How Bitglass Authentication Works

By Bitglass | May 20, 2015 at 9:40 AM


Welcome. My name is Mike. I'm the director of product management here at Bitglass. Today, I'm going to talk a little bit about how Bitglass inserts itself transparently into traffic destined from an end user to a cloud application.

Today, if you have a cloud app, let's say Salesforce and you want to connect it to Ping Identity, an identity provider, that you have deployed on premise. I have a Ping Instance down here. Then I have users who have laptops and let's say they want to log into Salesforce. They'll come in, they'll make a request to Salesforce through the login page and at that point in time, they'll get redirected. They get a response back that says, "I need you to authenticate and you should do so via Ping." So they're taken to a Ping portal over here, where they enter their usernames and passwords, comes back to the device, the browser refreshes again, and they're taken back at that point in time directly into Salesforce and begin doing their work.

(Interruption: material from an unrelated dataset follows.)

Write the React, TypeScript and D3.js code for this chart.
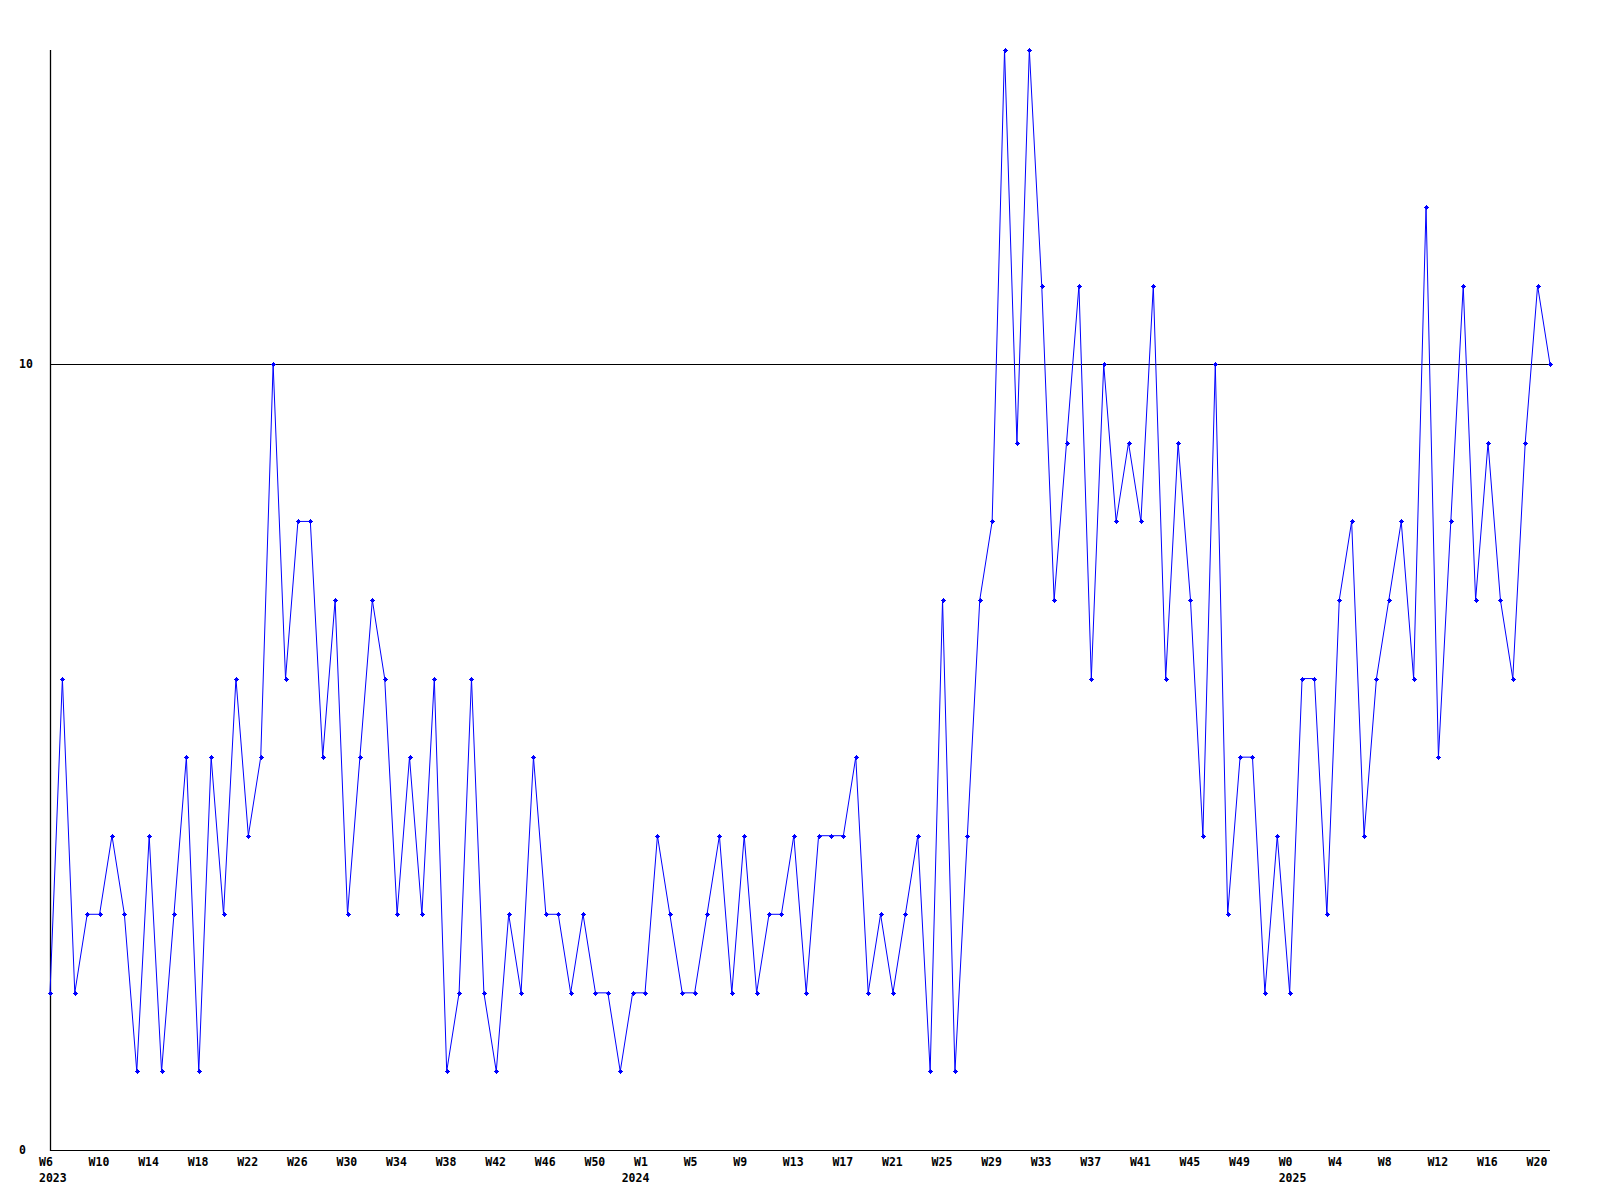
import React from 'react';
import * as d3 from 'd3';

// weekly counts, one per week starting at 2023 W6
const weeklyValues = [
  2, 6, 2, 3, 3, 4, 3, 1, 4, 1,
  3, 5, 1, 5, 3, 6, 4, 5, 10, 6,
  8, 8, 5, 7, 3, 5, 7, 6, 3, 5,
  3, 6, 1, 2, 6, 2, 1, 3, 2, 5,
  3, 3, 2, 3, 2, 2, 1, 2, 2, 4,
  3, 2, 2, 3, 4, 2, 4, 2, 3, 3,
  4, 2, 4, 4, 4, 5, 2, 3, 2, 3,
  4, 1, 7, 1, 4, 7, 8, 14, 9, 14,
  11, 7, 9, 11, 6, 10, 8, 9, 8, 11,
  6, 9, 7, 4, 10, 3, 5, 5, 2, 4,
  2, 6, 6, 3, 7, 8, 4, 6, 7, 8,
  6, 12, 5, 8, 11, 7, 9, 7, 6, 9,
  11, 10,
];

// one label every 4th week
const weekTickLabels = [
  'W6', 'W10', 'W14', 'W18', 'W22', 'W26', 'W30', 'W34', 'W38', 'W42', 'W46', 'W50',
  'W1', 'W5', 'W9', 'W13', 'W17', 'W21', 'W25', 'W29', 'W33', 'W37', 'W41', 'W45', 'W49',
  'W0', 'W4', 'W8', 'W12', 'W16', 'W20',
];
// year label and the week (series position) where that year starts
const yearLabels = ['2023', '2024', '2025'];
const yearStartWeek = [0, 47, 100];
const yTickValues = [0, 10];

const W = 1600;
const H = 1200;
const plot = { left: 50, right: 1550, top: 50, bottom: 1150 };
const font = '"DejaVu Sans Mono", monospace';

const x = d3.scaleLinear().domain([0, weeklyValues.length - 1]).range([plot.left, plot.right]);
const y = d3.scaleLinear().domain([0, 14]).range([plot.bottom, plot.top]);

const line = d3
  .line<number>()
  .x((_, i) => x(i))
  .y(d => y(d));

// small plus-shaped marker
const marker = 'M-2.5,-0.5h5v1h-5z M-0.5,-2.5h1v5h-1z M-1.5,-1.5h3v3h-3z';

export default function App() {
  return (
    <svg
      width={W}
      height={H}
      style={{ position: 'absolute', left: 0, top: 0, background: '#fff' }}
    >
      <rect width={W} height={H} fill="#fff" />

      {/* reference line at 10 */}
      <line
        x1={plot.left}
        x2={plot.right}
        y1={Math.round(y(10)) + 0.5}
        y2={Math.round(y(10)) + 0.5}
        stroke="#000"
        strokeWidth={1}
      />

      {/* axes */}
      <line x1={plot.left + 0.5} x2={plot.left + 0.5} y1={plot.top} y2={plot.bottom + 1} stroke="#000" strokeWidth={1.3} />
      <line x1={plot.left} x2={plot.right} y1={plot.bottom + 0.5} y2={plot.bottom + 0.5} stroke="#000" strokeWidth={1.2} />

      {yTickValues.map(v => (
        <text
          key={v}
          x={19}
          y={y(v)}
          dy="0.35em"
          fontFamily={font}
          fontWeight="bold"
          fontSize={11.5}
          fill="#000"
        >
          {v}
        </text>
      ))}

      {weekTickLabels.map((lab, k) => (
        <text
          key={k}
          x={x(k * 4) - 11}
          y={1166}
          fontFamily={font}
          fontWeight="bold"
          fontSize={11.5}
          fill="#000"
        >
          {lab}
        </text>
      ))}

      {yearLabels.map((yr, k) => (
        <text
          key={yr}
          x={x(yearStartWeek[k]) - 11}
          y={1182}
          fontFamily={font}
          fontWeight="bold"
          fontSize={11.5}
          fill="#000"
        >
          {yr}
        </text>
      ))}

      <path d={line(weeklyValues) ?? ''} fill="none" stroke="#0000ff" strokeWidth={1} />

      {weeklyValues.map((v, i) => (
        <path
          key={i}
          d={marker}
          transform={`translate(${Math.round(x(i)) + 0.5},${Math.round(y(v)) + 0.5})`}
          fill="#0000ff"
          shapeRendering="crispEdges"
        />
      ))}
    </svg>
  );
}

That's great. You have federated identity and you can maintain the identities inside of this. It's an identity fighter. When you come in, and you want to deploy Bitglass, things change but not very much. So I have the same instance over here with Salesforce and I have Ping but now I also have this Bitglass instance. What happens is that when a user comes in to go to Salesforce, the exact same thing happens, they get redirected. The device says, "You need to contact the identity provider." In this case, Bitglass becomes the IDP. Their request comes to Bitglass and we do a look up and we determine that the actual identity is managed by this external Ping instance on premise. So we direct back to Ping, very similar to this other approach over here. User authenticates and they come back to Bitglass.

The difference here is that instead of taking them directly to the cloud app, they come through Bitglass as the final step. Their traffic that is going to be destined for Salesforce, comes to Bitglass first before going to Salesforce. From a session prospective, the user is tied in from their laptop to Bitglass and to Salesforce and Bitglass enforces security controls to perform things like access control, DLP, DRM and what not.

At this point, the session that's established between the client and Bitglass in between Bitglass and Salesforce are two different sessions so if the user comes back up here and they try to open a new browser window and connect directly to Salesorce and login, there is no session there so they get pushed back through the same process again and always ending up being secured by Bitglass no matter what. We provide security regardless of the user's attempts to circumvent it. Thank you. This has been Bitglass Glass Class.